PBR:Did you know how the story would turn out before you began to write?
Ami: In my dad’s writing “formula” you always know the end before you start writing, so yes. In a mystery you need to know how it will end or you can’t set out the clues.
Phillip: I always know how a story will end before I will write a word because I think the ending is the most important part of any novel. Ami and I had a general idea of our ending before we wrote the outline.
PBR: Were you a soccer player in school or did you have to research the movements and terminologies to capture it so well in the book?
Ami: We have gotten a lot of compliments on our soccer scenes but we can’t take any credit for that. One of my best friends, Ashley Berman, was a star soccer player in Oregon, and played professional soccer. She helped us create dynamic, accurate and exciting soccer scenes. Often some of the words you read in a book are largely shaped by someone other than the author, such as the editor, subject matter experts, friends and family. I really believe writing is a collaborative process.
PBR: Reading about Portland landmarks was a truly fun added benefit to reading Vanishing Acts. Was the neighborhood in SW Portland one you grew up in?
Ami: When I was growing up, Portland was, as my mom described it “a small town that thinks it’s a big city.” Back then, Portland had few good restaurants or cultural options, and was thought of as Seattle’s less exciting, little sibling. Even though Portland is now a “foodies” paradise, the subject of shows like Portlandia and a place that east coasters dream of moving to, it is still a fun, comfortable small town to me. I was born here and moved away for ten years (college, Peace Corps, grad school and my first job) but always missed my true home town. I love everything about Portland, new and old. It was very fun writing about the city, and I think it would be hard to write a book taking place anywhere else. And yes, there was a lot of pressure. Not just because we love Portland but most Portlanders love Portland as well. If we misrepresented parts of the city I am sure we would upset some of our readers. We also thought it would be fun for local children to enjoy reading about their city.

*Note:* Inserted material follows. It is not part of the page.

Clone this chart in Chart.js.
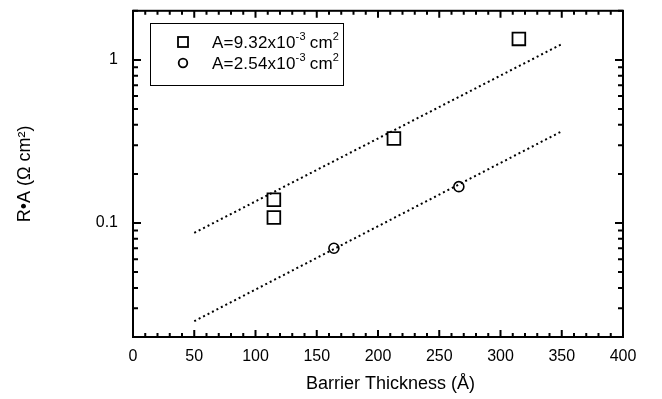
<!DOCTYPE html>
<html>
<head>
<meta charset="utf-8">
<script src="https://cdn.jsdelivr.net/npm/chart.js@4"></script>
<style>
  body { margin: 0; background: #fff; }
  #wrap { width: 662px; height: 399px; }
</style>
</head>
<body>
<div id="wrap"><canvas id="chart" width="662" height="399"></canvas></div>
<script>
// data
const bigX = [115, 115, 213, 315];
const bigY = [0.139, 0.108, 0.33, 1.345];
const smallX = [164, 266];
const smallY = [0.07, 0.167];

// dotted fit lines (end points)
const fitX = [50, 350];
const bigFitY = [0.087, 1.25];
const smallFitY = [0.025, 0.365];

const xTicks = [0, 50, 100, 150, 200, 250, 300, 350, 400];
const yLabels = [0.1, 1];

const font = "'Liberation Sans', Arial, sans-serif";
const toPts = (xs, ys) => xs.map((x, i) => ({ x, y: ys[i] }));

// frame, inward ticks on all four sides, y labels and the legend box
const frame = {
  id: "frame",
  afterDatasetsDraw(chart) {
    const { ctx, chartArea: a, scales } = chart;
    const x = scales.x, y = scales.y;
    ctx.save();
    ctx.strokeStyle = "#000";
    ctx.lineWidth = 2;
    ctx.strokeRect(a.left, a.top, a.right - a.left, a.bottom - a.top);

    for (let v = 0; v <= 400; v += 10) {
      const px = x.getPixelForValue(v);
      const len = v % 50 === 0 ? 7 : 4;
      ctx.beginPath();
      ctx.moveTo(px, a.bottom); ctx.lineTo(px, a.bottom - len);
      ctx.moveTo(px, a.top); ctx.lineTo(px, a.top + len);
      ctx.stroke();
    }
    for (const dec of [0.01, 0.1, 1]) {
      for (let m = 1; m <= 9; m++) {
        const v = dec * m;
        if (v < y.min - 1e-9 || v > y.max + 1e-9) continue;
        const py = y.getPixelForValue(v);
        const len = m === 1 ? 8 : 5;
        ctx.beginPath();
        ctx.moveTo(a.left, py); ctx.lineTo(a.left + len, py);
        ctx.moveTo(a.right, py); ctx.lineTo(a.right - len, py);
        ctx.stroke();
      }
    }

    // y tick labels
    ctx.fillStyle = "#000";
    ctx.font = "16px " + font;
    ctx.textAlign = "right";
    ctx.textBaseline = "middle";
    yLabels.forEach((v) => {
      ctx.fillText(String(v), a.left - 15, y.getPixelForValue(v));
    });
    ctx.textAlign = "left";

    // legend
    const bx = 150, by = 23, bw = 193, bh = 62;
    ctx.lineWidth = 1;
    ctx.strokeRect(bx + 0.5, by + 0.5, bw, bh);
    const rows = [
      { ds: chart.data.datasets[0], num: "A=9.32x10", y: 42 },
      { ds: chart.data.datasets[1], num: "A=2.54x10", y: 63 },
    ];
    rows.forEach((r) => {
      ctx.lineWidth = 1.8;
      ctx.strokeStyle = "#000";
      const cx = 183;
      if (r.ds.pointStyle === "rect") {
        ctx.strokeRect(cx - 5, r.y - 5, 10, 10);
      } else {
        ctx.beginPath();
        ctx.arc(cx, r.y, 4.3, 0, Math.PI * 2);
        ctx.stroke();
      }
      ctx.textBaseline = "alphabetic";
      ctx.letterSpacing = "0.2px";
      let tx = 212;
      const base = r.y + 6;
      ctx.font = "17px " + font;
      ctx.fillText(r.num, tx, base);
      tx += ctx.measureText(r.num).width;
      ctx.font = "11px " + font;
      ctx.fillText("-3", tx, base - 8);
      tx += ctx.measureText("-3").width + 4;
      ctx.font = "17px " + font;
      ctx.fillText("cm", tx, base);
      tx += ctx.measureText("cm").width;
      ctx.font = "11px " + font;
      ctx.fillText("2", tx, base - 8);
    });
    ctx.restore();
  },
};

new Chart(document.getElementById("chart"), {
  type: "scatter",
  data: {
    datasets: [
      {
        label: "A=9.32x10-3 cm2",
        data: toPts(bigX, bigY),
        pointStyle: "rect",
        pointRadius: 9,
        borderColor: "#000",
        backgroundColor: "transparent",
        borderWidth: 1.8,
      },
      {
        label: "A=2.54x10-3 cm2",
        data: toPts(smallX, smallY),
        pointStyle: "circle",
        pointRadius: 5,
        borderColor: "#000",
        backgroundColor: "transparent",
        borderWidth: 1.6,
      },
      {
        label: "fit1",
        type: "line",
        data: toPts(fitX, bigFitY),
        borderColor: "#000",
        borderWidth: 2,
        borderDash: [2, 3],
        pointRadius: 0,
        fill: false,
      },
      {
        label: "fit2",
        type: "line",
        data: toPts(fitX, smallFitY),
        borderColor: "#000",
        borderWidth: 2,
        borderDash: [2, 3],
        pointRadius: 0,
        fill: false,
      },
    ],
  },
  options: {
    responsive: false,
    animation: false,
    layout: { padding: { left: 0, right: 39, top: 5, bottom: 0 } },
    plugins: { legend: { display: false }, tooltip: { enabled: false } },
    scales: {
      x: {
        type: "linear",
        min: 0,
        max: 400,
        afterBuildTicks: (s) => { s.ticks = xTicks.map((v) => ({ value: v })); },
        afterFit: (s) => { s.height = 62; },
        grid: { display: false, drawTicks: false },
        border: { display: false },
        ticks: { color: "#000", font: { family: font, size: 16 }, padding: 10, maxRotation: 0 },
        title: {
          display: true,
          text: "     Barrier Thickness (Å)",
          color: "#000",
          font: { family: font, size: 18 },
          padding: { top: 0, bottom: 4 },
        },
      },
      y: {
        type: "logarithmic",
        min: 0.02,
        max: 2,
        afterFit: (s) => { s.width = 133; },
        grid: { display: false, drawTicks: false },
        border: { display: false },
        ticks: { display: false },
        title: {
          display: true,
          text: "R•A (Ω cm²)",
          color: "#000",
          font: { family: font, size: 18 },
          padding: { top: 14, bottom: 0 },
        },
      },
    },
  },
  plugins: [frame],
});
</script>
</body>
</html>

Perhaps one day they will offer Madison tours around Portland similar to Girl with the Dragoon Tattoo tours in Sweden!
Phillip: Ami grew up in Portland but I grew up in Manhattan and Long Island, New York. But I love Portland and set my adult thrillers in Portland.
PBR:Is there going to be a sequel to Vanishing Acts with Madison and the gang?
Ami: We have written a sequel and it is with our agent. We hope our readers will want to follow Madison and her friends on their next mystery.
Phillip: Ami and I are working on a sequel to Vanishing Acts.
PBR:What was the best part about the writing process in Vanishing Acts?
Ami: For me it was working with and learning from my father. I got the chance to get a master class from a New York Times bestselling author, work on a project with my dad and get to see my book published!
Phillip: The best part of the writing process for me was working with Ami. I always enjoy doing anything with Ami and her brother Daniel and the main reason I wrote the book was the chance it gave me to work with Ami.